_Challenge_.
The listing below begins with the first line you should copy; stop after the line containing "ax = fig.add_axes([0.1605, 0.0802, 0.861, 0.860])", and drop every picture.

_Dataset entries_.

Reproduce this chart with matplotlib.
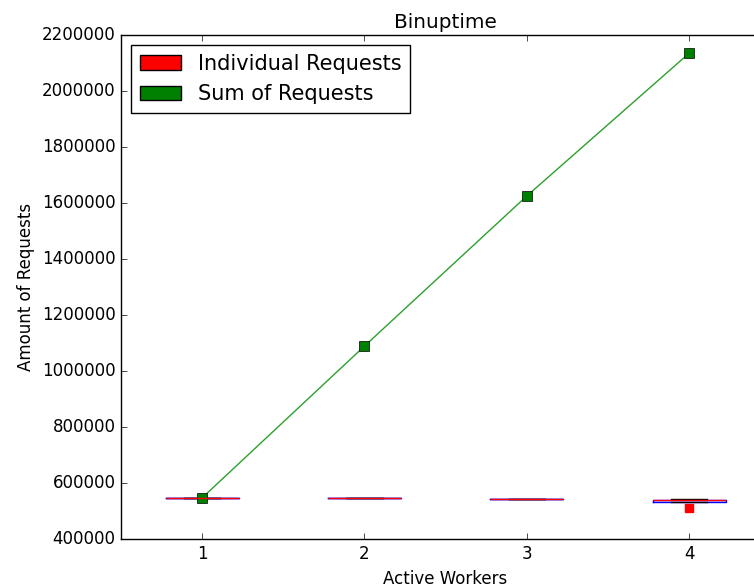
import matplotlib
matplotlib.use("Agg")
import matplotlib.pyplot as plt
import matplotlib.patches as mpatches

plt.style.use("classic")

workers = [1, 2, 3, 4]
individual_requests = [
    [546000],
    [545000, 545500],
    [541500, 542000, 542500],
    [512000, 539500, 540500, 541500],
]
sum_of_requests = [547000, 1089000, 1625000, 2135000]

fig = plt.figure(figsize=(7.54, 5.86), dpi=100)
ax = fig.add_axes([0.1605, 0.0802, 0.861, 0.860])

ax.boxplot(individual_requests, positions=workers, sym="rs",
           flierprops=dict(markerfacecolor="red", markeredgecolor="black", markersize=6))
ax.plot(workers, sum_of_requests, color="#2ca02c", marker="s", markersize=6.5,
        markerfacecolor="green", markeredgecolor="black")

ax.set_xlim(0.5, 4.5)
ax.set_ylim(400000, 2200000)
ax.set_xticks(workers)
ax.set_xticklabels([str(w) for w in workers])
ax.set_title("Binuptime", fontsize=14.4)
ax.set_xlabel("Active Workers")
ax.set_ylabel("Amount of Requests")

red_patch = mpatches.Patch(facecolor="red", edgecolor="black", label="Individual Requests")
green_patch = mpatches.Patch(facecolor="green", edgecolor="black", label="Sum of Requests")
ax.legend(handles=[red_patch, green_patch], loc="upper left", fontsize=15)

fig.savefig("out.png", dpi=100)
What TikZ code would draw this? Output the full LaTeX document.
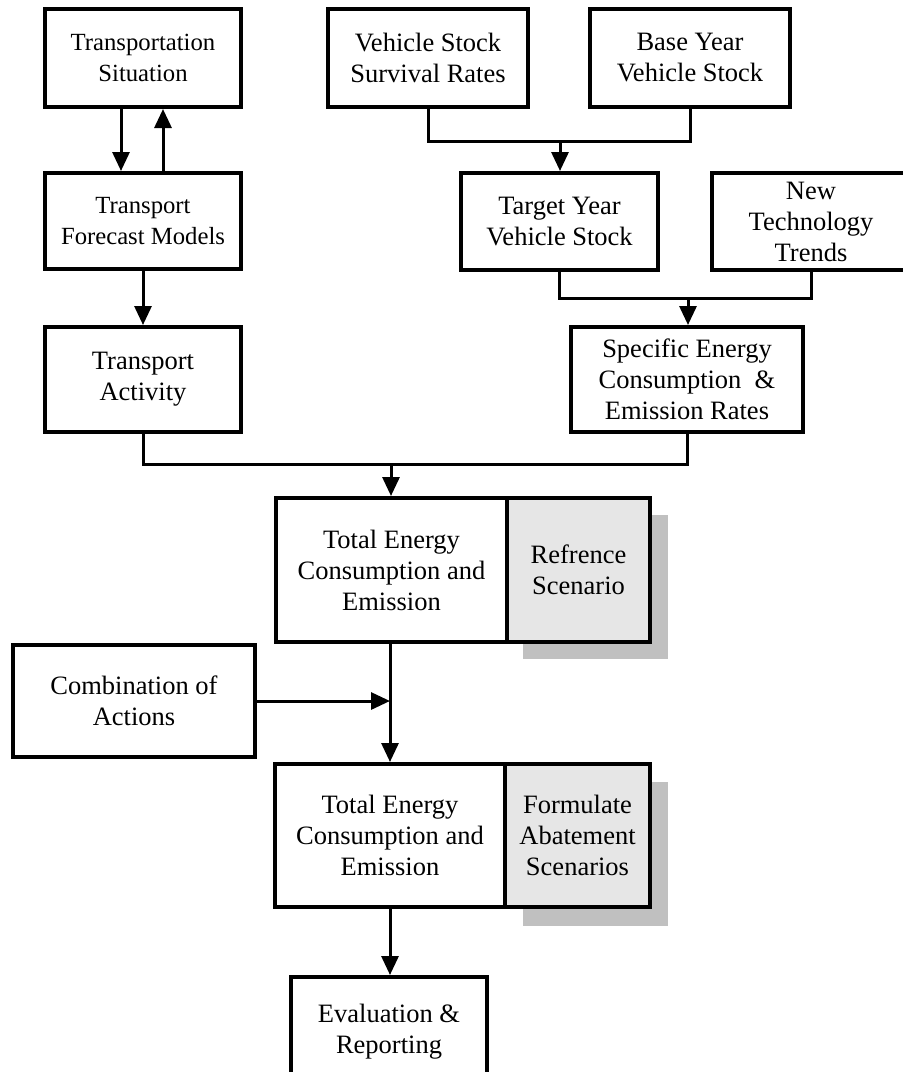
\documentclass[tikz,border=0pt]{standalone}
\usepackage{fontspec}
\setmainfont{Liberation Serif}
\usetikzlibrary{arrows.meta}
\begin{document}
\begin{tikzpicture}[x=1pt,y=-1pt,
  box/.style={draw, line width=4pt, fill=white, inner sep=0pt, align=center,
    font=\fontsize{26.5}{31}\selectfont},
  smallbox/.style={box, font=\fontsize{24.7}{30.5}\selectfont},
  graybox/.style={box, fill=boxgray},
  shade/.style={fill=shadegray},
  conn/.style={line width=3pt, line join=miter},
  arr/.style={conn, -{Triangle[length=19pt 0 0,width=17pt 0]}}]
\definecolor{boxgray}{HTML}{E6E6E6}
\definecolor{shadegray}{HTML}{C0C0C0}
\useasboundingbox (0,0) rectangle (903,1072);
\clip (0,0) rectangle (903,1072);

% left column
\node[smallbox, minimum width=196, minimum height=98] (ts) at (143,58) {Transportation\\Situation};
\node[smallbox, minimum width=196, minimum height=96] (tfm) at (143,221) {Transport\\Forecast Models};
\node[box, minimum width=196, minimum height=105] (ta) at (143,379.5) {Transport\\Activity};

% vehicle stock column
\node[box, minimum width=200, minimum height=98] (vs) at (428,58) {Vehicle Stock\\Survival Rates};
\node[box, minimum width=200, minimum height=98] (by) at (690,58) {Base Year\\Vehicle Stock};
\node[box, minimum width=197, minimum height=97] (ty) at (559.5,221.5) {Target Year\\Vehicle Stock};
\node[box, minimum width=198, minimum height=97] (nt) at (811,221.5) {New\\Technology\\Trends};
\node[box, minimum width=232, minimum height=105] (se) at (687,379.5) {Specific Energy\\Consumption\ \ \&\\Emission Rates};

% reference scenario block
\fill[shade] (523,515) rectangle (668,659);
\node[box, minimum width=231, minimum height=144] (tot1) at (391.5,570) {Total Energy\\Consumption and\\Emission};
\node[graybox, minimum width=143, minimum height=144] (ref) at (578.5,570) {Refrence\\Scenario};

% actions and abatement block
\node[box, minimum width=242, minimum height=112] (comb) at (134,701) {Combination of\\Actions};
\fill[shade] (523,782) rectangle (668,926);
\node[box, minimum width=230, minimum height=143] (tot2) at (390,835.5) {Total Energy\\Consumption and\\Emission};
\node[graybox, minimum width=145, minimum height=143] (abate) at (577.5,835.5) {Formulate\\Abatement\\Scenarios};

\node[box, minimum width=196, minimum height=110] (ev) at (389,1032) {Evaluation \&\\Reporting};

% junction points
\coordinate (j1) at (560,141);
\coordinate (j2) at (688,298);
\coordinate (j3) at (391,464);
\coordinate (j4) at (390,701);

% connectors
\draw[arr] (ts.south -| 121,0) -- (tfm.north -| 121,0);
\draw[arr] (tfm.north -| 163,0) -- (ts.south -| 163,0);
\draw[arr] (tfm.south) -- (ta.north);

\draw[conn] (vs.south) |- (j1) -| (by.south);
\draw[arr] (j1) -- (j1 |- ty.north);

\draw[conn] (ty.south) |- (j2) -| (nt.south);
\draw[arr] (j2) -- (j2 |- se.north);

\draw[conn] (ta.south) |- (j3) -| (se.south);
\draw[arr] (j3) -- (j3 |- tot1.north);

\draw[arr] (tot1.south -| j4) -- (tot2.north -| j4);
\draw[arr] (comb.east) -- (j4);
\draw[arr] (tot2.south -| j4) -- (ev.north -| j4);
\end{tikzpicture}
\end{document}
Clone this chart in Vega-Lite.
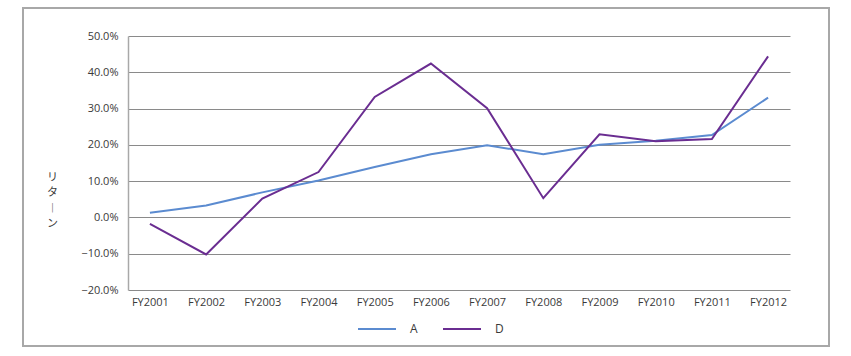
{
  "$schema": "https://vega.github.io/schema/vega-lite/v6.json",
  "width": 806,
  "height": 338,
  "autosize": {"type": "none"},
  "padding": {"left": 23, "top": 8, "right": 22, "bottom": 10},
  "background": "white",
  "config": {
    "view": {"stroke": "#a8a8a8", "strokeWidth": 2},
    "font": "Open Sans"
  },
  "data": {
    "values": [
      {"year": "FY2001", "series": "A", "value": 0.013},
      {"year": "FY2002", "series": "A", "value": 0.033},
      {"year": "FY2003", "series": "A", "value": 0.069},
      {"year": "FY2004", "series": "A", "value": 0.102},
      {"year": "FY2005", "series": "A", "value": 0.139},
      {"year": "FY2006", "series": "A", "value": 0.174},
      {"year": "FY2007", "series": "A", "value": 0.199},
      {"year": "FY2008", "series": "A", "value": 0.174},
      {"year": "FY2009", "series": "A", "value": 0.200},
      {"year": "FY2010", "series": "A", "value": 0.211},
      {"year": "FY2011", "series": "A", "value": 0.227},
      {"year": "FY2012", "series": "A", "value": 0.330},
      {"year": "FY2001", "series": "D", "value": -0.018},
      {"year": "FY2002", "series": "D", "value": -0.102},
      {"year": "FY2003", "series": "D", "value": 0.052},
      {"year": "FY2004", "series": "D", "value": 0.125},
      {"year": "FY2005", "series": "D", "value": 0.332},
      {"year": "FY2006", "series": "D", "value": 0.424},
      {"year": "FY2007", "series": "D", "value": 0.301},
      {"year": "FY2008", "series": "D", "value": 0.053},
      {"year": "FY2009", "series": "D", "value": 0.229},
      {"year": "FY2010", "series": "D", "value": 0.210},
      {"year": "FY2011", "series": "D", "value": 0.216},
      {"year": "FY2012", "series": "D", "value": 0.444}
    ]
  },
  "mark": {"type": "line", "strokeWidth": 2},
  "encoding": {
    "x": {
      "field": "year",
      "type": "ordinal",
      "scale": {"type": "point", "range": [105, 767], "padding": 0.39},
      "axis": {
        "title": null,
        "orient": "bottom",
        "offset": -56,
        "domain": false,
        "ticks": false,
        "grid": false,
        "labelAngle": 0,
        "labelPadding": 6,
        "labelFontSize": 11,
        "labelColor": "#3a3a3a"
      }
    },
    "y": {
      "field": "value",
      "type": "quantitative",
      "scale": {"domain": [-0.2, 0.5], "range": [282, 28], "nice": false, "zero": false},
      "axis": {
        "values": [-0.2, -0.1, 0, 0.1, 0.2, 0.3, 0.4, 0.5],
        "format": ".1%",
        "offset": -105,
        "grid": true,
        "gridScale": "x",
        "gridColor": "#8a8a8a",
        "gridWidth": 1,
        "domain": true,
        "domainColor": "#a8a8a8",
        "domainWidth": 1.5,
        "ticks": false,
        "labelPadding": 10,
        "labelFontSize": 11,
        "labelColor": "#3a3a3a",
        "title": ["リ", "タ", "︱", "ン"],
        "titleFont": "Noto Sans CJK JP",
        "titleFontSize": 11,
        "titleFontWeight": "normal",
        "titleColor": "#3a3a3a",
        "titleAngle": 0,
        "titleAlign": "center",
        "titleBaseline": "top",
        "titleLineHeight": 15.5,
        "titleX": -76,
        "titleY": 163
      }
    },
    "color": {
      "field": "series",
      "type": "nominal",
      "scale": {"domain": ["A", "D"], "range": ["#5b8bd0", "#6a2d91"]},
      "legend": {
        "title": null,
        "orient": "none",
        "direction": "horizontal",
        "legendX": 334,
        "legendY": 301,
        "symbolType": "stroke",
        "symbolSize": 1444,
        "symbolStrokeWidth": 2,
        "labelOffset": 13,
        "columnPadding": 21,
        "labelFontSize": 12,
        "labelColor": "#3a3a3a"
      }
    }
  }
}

_Full answer_.
Reproduce this chart with matplotlib.
import matplotlib
matplotlib.use("Agg")
import matplotlib.pyplot as plt
import matplotlib.patches as mpatches

plt.style.use("classic")

workers = [1, 2, 3, 4]
individual_requests = [
    [546000],
    [545000, 545500],
    [541500, 542000, 542500],
    [512000, 539500, 540500, 541500],
]
sum_of_requests = [547000, 1089000, 1625000, 2135000]

fig = plt.figure(figsize=(7.54, 5.86), dpi=100)
ax = fig.add_axes([0.1605, 0.0802, 0.861, 0.860])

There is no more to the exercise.